## start Source records

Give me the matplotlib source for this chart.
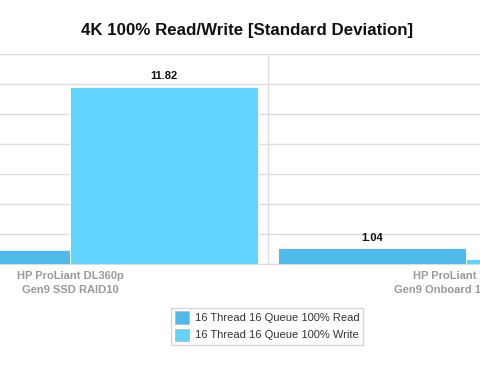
import matplotlib
matplotlib.use("Agg")
import matplotlib.pyplot as plt
import numpy as np

plt.rcParams["font.family"] = ["Liberation Sans", "DejaVu Sans"]

# data (only part of the full chart is visible)
categories = ["HP ProLiant DL360p\nGen9 SSD RAID10", "HP ProLiant DL360p\nGen9 Onboard 10K RAID10"]
series = ["16 Thread 16 Queue 100% Read", "16 Thread 16 Queue 100% Write"]
read_vals = [0.91, 1.04]
write_vals = [11.82, 0.33]
colors = ["#4fb9ea", "#62d5fe"]

fig = plt.figure(figsize=(4.8, 3.78), dpi=100)
ax = fig.add_axes([0, (378 - 264) / 378, 1, 210 / 378])

x = np.arange(len(categories))
w = 0.475
xlim = (-70 / 396, 410 / 396)
bars_r = ax.bar(x - w / 2, read_vals, w, color=colors[0], edgecolor="white", linewidth=0.6, label=series[0], zorder=3)
bars_w = ax.bar(x + w / 2, write_vals, w, color=colors[1], edgecolor="white", linewidth=0.6, label=series[1], zorder=3)

# value labels, only for bars whose centre is inside the visible window
for bars in (bars_r, bars_w):
    for b in bars:
        cx = b.get_x() + b.get_width() / 2
        if not (xlim[0] + 0.05 < cx < xlim[1] - 0.05):
            continue
        ax.text(cx, b.get_height() + 0.35, f"{b.get_height():.2f}",
                ha="center", va="bottom", fontsize=8, fontweight="bold", color="#111111")

ax.set_xlim(*xlim)
ax.set_ylim(0, 14)
ax.set_yticks(np.arange(0, 15, 2))
ax.yaxis.grid(True, color="#dddddd", linewidth=1, zorder=0)
ax.axvline(0.5, color="#dddddd", linewidth=1, zorder=0)
ax.tick_params(axis="y", left=False, labelleft=False)
ax.tick_params(axis="x", length=0, pad=5)
ax.set_xticks(x)
ax.set_xticklabels(categories, fontsize=8, fontweight="bold", color="#999999", linespacing=1.45)
for s in ["left", "right", "top"]:
    ax.spines[s].set_visible(False)
ax.spines["bottom"].set_color("#dddddd")

fig.text(247 / 480, 1 - 30 / 378, "4K 100% Read/Write [Standard Deviation]", ha="center", va="center",
         fontsize=12.2, fontweight="bold", color="#111111")

leg = fig.legend(handles=[bars_r, bars_w], labels=series, loc="center", bbox_to_anchor=(267 / 480, 1 - 326 / 378),
                 fontsize=8, frameon=True, fancybox=False, edgecolor="#cccccc",
                 handlelength=1.3, handleheight=1.3, handletextpad=0.5, labelspacing=0.45, borderpad=0.35)
for t in leg.get_texts():
    t.set_color("#333333")
for h in leg.legend_handles:
    h.set_edgecolor("#bbbbbb")

fig.savefig("out.png", dpi=100)
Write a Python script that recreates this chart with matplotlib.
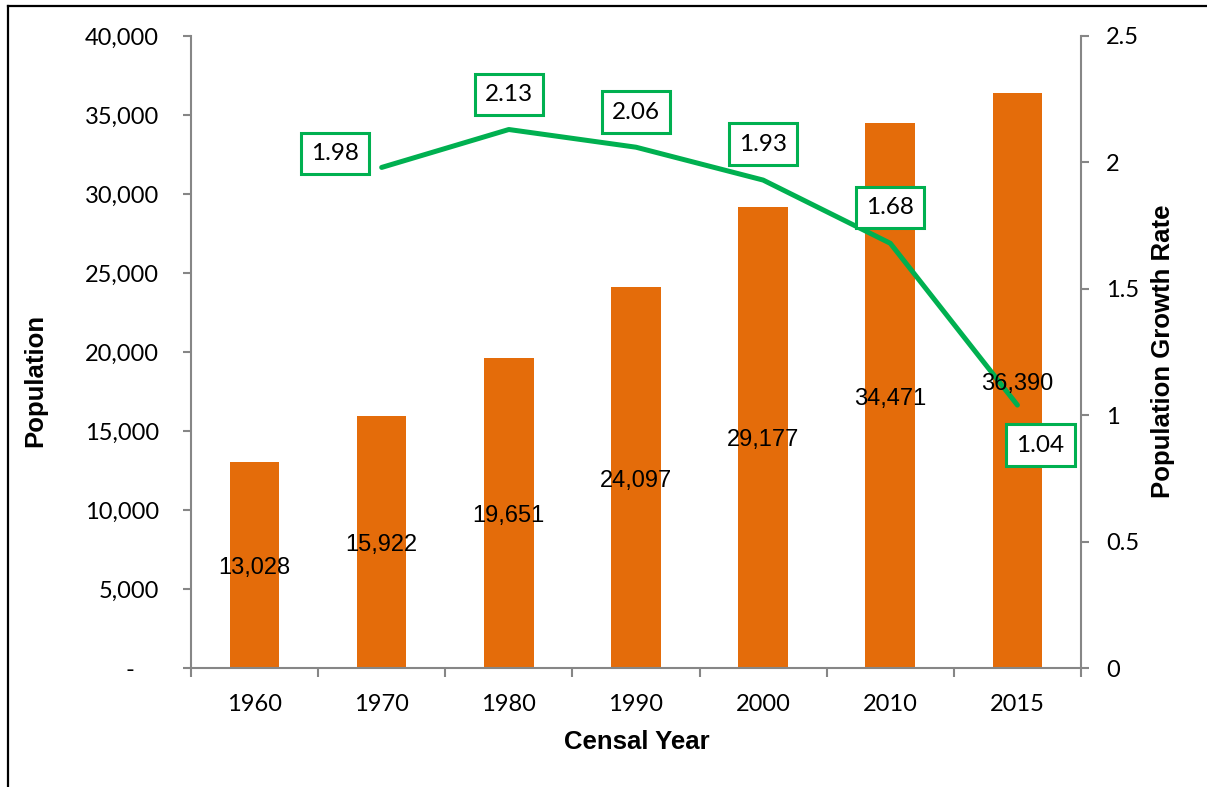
import matplotlib
matplotlib.use("Agg")
import matplotlib.pyplot as plt
from matplotlib.lines import Line2D
from matplotlib.ticker import FuncFormatter, MultipleLocator
import numpy as np

# data
years = ["1960", "1970", "1980", "1990", "2000", "2010", "2015"]
population = [13028, 15922, 19651, 24097, 29177, 34471, 36390]
growth_years = ["1970", "1980", "1990", "2000", "2010", "2015"]
growth_rate = [1.98, 2.13, 2.06, 1.93, 1.68, 1.04]

ORANGE = "#E46C0A"
GREEN = "#00B050"
AXIS_GREY = "#868686"
TICK_FONT = "Lato"
LABEL_FONT = "Liberation Sans"

fig = plt.figure(figsize=(12.07, 7.87), dpi=100)
ax = fig.add_axes([0.1582, 0.1512, 0.7374, 0.8031])
ax2 = ax.twinx()

x = np.arange(len(years))
ax.bar(x, population, width=0.39, color=ORANGE, zorder=2)
ax.set_xlim(-0.5, len(years) - 0.5)
ax.set_ylim(0, 40000)
ax.yaxis.set_major_locator(MultipleLocator(5000))
ax.yaxis.set_major_formatter(
    FuncFormatter(lambda v, p: "-    " if v == 0 else f"{v:,.0f}"))

# bar value labels, centred inside the bars
for xi, val in zip(x, population):
    ax2.annotate(f"{val:,}", (xi, val / 2), xycoords=ax.transData,
                 xytext=(0, -3), textcoords="offset pixels",
                 ha="center", va="center", fontsize=17, family=LABEL_FONT,
                 color="black", zorder=5)

# growth rate line
gx = [years.index(y) for y in growth_years]
ax2.plot(gx, growth_rate, color=GREEN, lw=3.6, solid_capstyle="round", zorder=3)
ax2.set_ylim(0, 2.5)
ax2.yaxis.set_major_locator(MultipleLocator(0.5))
ax2.yaxis.set_major_formatter(FuncFormatter(lambda v, p: f"{v:g}"))

# boxed labels for the growth rate
offsets = [(-47, 14), (0, 35), (0, 35), (0, 36), (0, 36), (23, -40)]
for xi, val, off in zip(gx, growth_rate, offsets):
    ax2.annotate(f"{val:.2f}", (xi, val), xytext=off, textcoords="offset pixels",
                 ha="center", va="center", fontsize=17.5, family=TICK_FONT,
                 bbox=dict(boxstyle="square,pad=0.42", fc="white",
                           ec=GREEN, lw=2.2), zorder=6)

# axes styling
for a in (ax, ax2):
    for s in a.spines.values():
        s.set_visible(False)
ax.spines["left"].set_visible(True)
ax.spines["bottom"].set_visible(True)
ax2.spines["right"].set_visible(True)
for s in (ax.spines["left"], ax.spines["bottom"], ax2.spines["right"]):
    s.set_color(AXIS_GREY)
    s.set_linewidth(1.5)

ax.set_xticks(x)
ax.set_xticklabels(years)
ax.set_xticks(np.arange(-0.5, len(years)), minor=True)
ax.tick_params(axis="x", which="major", length=0, pad=19,
               labelsize=17, labelfontfamily=TICK_FONT)
ax.tick_params(axis="x", which="minor", length=6.5, width=1.5,
               color=AXIS_GREY, direction="out")
ax.tick_params(axis="y", length=6, width=1.5, color=AXIS_GREY,
               pad=17, labelsize=17, labelfontfamily=TICK_FONT)
ax2.tick_params(axis="y", length=6, width=1.5, color=AXIS_GREY,
                pad=12, labelsize=17, labelfontfamily=TICK_FONT)

# axis titles
fig.text(0.029, 0.516, "Population", rotation=90, ha="center", va="center",
         fontsize=18.5, fontweight="bold", family=LABEL_FONT)
fig.text(0.9635, 0.554, "Population Growth Rate", rotation=90, ha="center",
         va="center", fontsize=18.5, fontweight="bold", family=LABEL_FONT)
fig.text(0.528, 0.057, "Censal Year", ha="center", va="center",
         fontsize=18.5, fontweight="bold", family=LABEL_FONT)

# outer frame (left and top edges only visible)
fig.add_artist(Line2D([8 / 1207, 8 / 1207], [0, 1 - 6 / 787],
                      transform=fig.transFigure, color="black", lw=1.6))
fig.add_artist(Line2D([8 / 1207, 1], [1 - 6 / 787, 1 - 6 / 787],
                      transform=fig.transFigure, color="black", lw=1.6))

fig.savefig("out.png", dpi=100)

## end Source records

Exercise >> All the records above need to be given again word for word. Skip the pictures.

Result for this task >>
Give me the matplotlib source for this chart.
import matplotlib
matplotlib.use("Agg")
import matplotlib.pyplot as plt
import numpy as np

plt.rcParams["font.family"] = ["Liberation Sans", "DejaVu Sans"]

# data (only part of the full chart is visible)
categories = ["HP ProLiant DL360p\nGen9 SSD RAID10", "HP ProLiant DL360p\nGen9 Onboard 10K RAID10"]
series = ["16 Thread 16 Queue 100% Read", "16 Thread 16 Queue 100% Write"]
read_vals = [0.91, 1.04]
write_vals = [11.82, 0.33]
colors = ["#4fb9ea", "#62d5fe"]

fig = plt.figure(figsize=(4.8, 3.78), dpi=100)
ax = fig.add_axes([0, (378 - 264) / 378, 1, 210 / 378])

x = np.arange(len(categories))
w = 0.475
xlim = (-70 / 396, 410 / 396)
bars_r = ax.bar(x - w / 2, read_vals, w, color=colors[0], edgecolor="white", linewidth=0.6, label=series[0], zorder=3)
bars_w = ax.bar(x + w / 2, write_vals, w, color=colors[1], edgecolor="white", linewidth=0.6, label=series[1], zorder=3)

# value labels, only for bars whose centre is inside the visible window
for bars in (bars_r, bars_w):
    for b in bars:
        cx = b.get_x() + b.get_width() / 2
        if not (xlim[0] + 0.05 < cx < xlim[1] - 0.05):
            continue
        ax.text(cx, b.get_height() + 0.35, f"{b.get_height():.2f}",
                ha="center", va="bottom", fontsize=8, fontweight="bold", color="#111111")

ax.set_xlim(*xlim)
ax.set_ylim(0, 14)
ax.set_yticks(np.arange(0, 15, 2))
ax.yaxis.grid(True, color="#dddddd", linewidth=1, zorder=0)
ax.axvline(0.5, color="#dddddd", linewidth=1, zorder=0)
ax.tick_params(axis="y", left=False, labelleft=False)
ax.tick_params(axis="x", length=0, pad=5)
ax.set_xticks(x)
ax.set_xticklabels(categories, fontsize=8, fontweight="bold", color="#999999", linespacing=1.45)
for s in ["left", "right", "top"]:
    ax.spines[s].set_visible(False)
ax.spines["bottom"].set_color("#dddddd")

fig.text(247 / 480, 1 - 30 / 378, "4K 100% Read/Write [Standard Deviation]", ha="center", va="center",
         fontsize=12.2, fontweight="bold", color="#111111")

leg = fig.legend(handles=[bars_r, bars_w], labels=series, loc="center", bbox_to_anchor=(267 / 480, 1 - 326 / 378),
                 fontsize=8, frameon=True, fancybox=False, edgecolor="#cccccc",
                 handlelength=1.3, handleheight=1.3, handletextpad=0.5, labelspacing=0.45, borderpad=0.35)
for t in leg.get_texts():
    t.set_color("#333333")
for h in leg.legend_handles:
    h.set_edgecolor("#bbbbbb")

fig.savefig("out.png", dpi=100)
Write a Python script that recreates this chart with matplotlib.
import matplotlib
matplotlib.use("Agg")
import matplotlib.pyplot as plt
from matplotlib.lines import Line2D
from matplotlib.ticker import FuncFormatter, MultipleLocator
import numpy as np

# data
years = ["1960", "1970", "1980", "1990", "2000", "2010", "2015"]
population = [13028, 15922, 19651, 24097, 29177, 34471, 36390]
growth_years = ["1970", "1980", "1990", "2000", "2010", "2015"]
growth_rate = [1.98, 2.13, 2.06, 1.93, 1.68, 1.04]

ORANGE = "#E46C0A"
GREEN = "#00B050"
AXIS_GREY = "#868686"
TICK_FONT = "Lato"
LABEL_FONT = "Liberation Sans"

fig = plt.figure(figsize=(12.07, 7.87), dpi=100)
ax = fig.add_axes([0.1582, 0.1512, 0.7374, 0.8031])
ax2 = ax.twinx()

x = np.arange(len(years))
ax.bar(x, population, width=0.39, color=ORANGE, zorder=2)
ax.set_xlim(-0.5, len(years) - 0.5)
ax.set_ylim(0, 40000)
ax.yaxis.set_major_locator(MultipleLocator(5000))
ax.yaxis.set_major_formatter(
    FuncFormatter(lambda v, p: "-    " if v == 0 else f"{v:,.0f}"))

# bar value labels, centred inside the bars
for xi, val in zip(x, population):
    ax2.annotate(f"{val:,}", (xi, val / 2), xycoords=ax.transData,
                 xytext=(0, -3), textcoords="offset pixels",
                 ha="center", va="center", fontsize=17, family=LABEL_FONT,
                 color="black", zorder=5)

# growth rate line
gx = [years.index(y) for y in growth_years]
ax2.plot(gx, growth_rate, color=GREEN, lw=3.6, solid_capstyle="round", zorder=3)
ax2.set_ylim(0, 2.5)
ax2.yaxis.set_major_locator(MultipleLocator(0.5))
ax2.yaxis.set_major_formatter(FuncFormatter(lambda v, p: f"{v:g}"))

# boxed labels for the growth rate
offsets = [(-47, 14), (0, 35), (0, 35), (0, 36), (0, 36), (23, -40)]
for xi, val, off in zip(gx, growth_rate, offsets):
    ax2.annotate(f"{val:.2f}", (xi, val), xytext=off, textcoords="offset pixels",
                 ha="center", va="center", fontsize=17.5, family=TICK_FONT,
                 bbox=dict(boxstyle="square,pad=0.42", fc="white",
                           ec=GREEN, lw=2.2), zorder=6)

# axes styling
for a in (ax, ax2):
    for s in a.spines.values():
        s.set_visible(False)
ax.spines["left"].set_visible(True)
ax.spines["bottom"].set_visible(True)
ax2.spines["right"].set_visible(True)
for s in (ax.spines["left"], ax.spines["bottom"], ax2.spines["right"]):
    s.set_color(AXIS_GREY)
    s.set_linewidth(1.5)

ax.set_xticks(x)
ax.set_xticklabels(years)
ax.set_xticks(np.arange(-0.5, len(years)), minor=True)
ax.tick_params(axis="x", which="major", length=0, pad=19,
               labelsize=17, labelfontfamily=TICK_FONT)
ax.tick_params(axis="x", which="minor", length=6.5, width=1.5,
               color=AXIS_GREY, direction="out")
ax.tick_params(axis="y", length=6, width=1.5, color=AXIS_GREY,
               pad=17, labelsize=17, labelfontfamily=TICK_FONT)
ax2.tick_params(axis="y", length=6, width=1.5, color=AXIS_GREY,
                pad=12, labelsize=17, labelfontfamily=TICK_FONT)

# axis titles
fig.text(0.029, 0.516, "Population", rotation=90, ha="center", va="center",
         fontsize=18.5, fontweight="bold", family=LABEL_FONT)
fig.text(0.9635, 0.554, "Population Growth Rate", rotation=90, ha="center",
         va="center", fontsize=18.5, fontweight="bold", family=LABEL_FONT)
fig.text(0.528, 0.057, "Censal Year", ha="center", va="center",
         fontsize=18.5, fontweight="bold", family=LABEL_FONT)

# outer frame (left and top edges only visible)
fig.add_artist(Line2D([8 / 1207, 8 / 1207], [0, 1 - 6 / 787],
                      transform=fig.transFigure, color="black", lw=1.6))
fig.add_artist(Line2D([8 / 1207, 1], [1 - 6 / 787, 1 - 6 / 787],
                      transform=fig.transFigure, color="black", lw=1.6))

fig.savefig("out.png", dpi=100)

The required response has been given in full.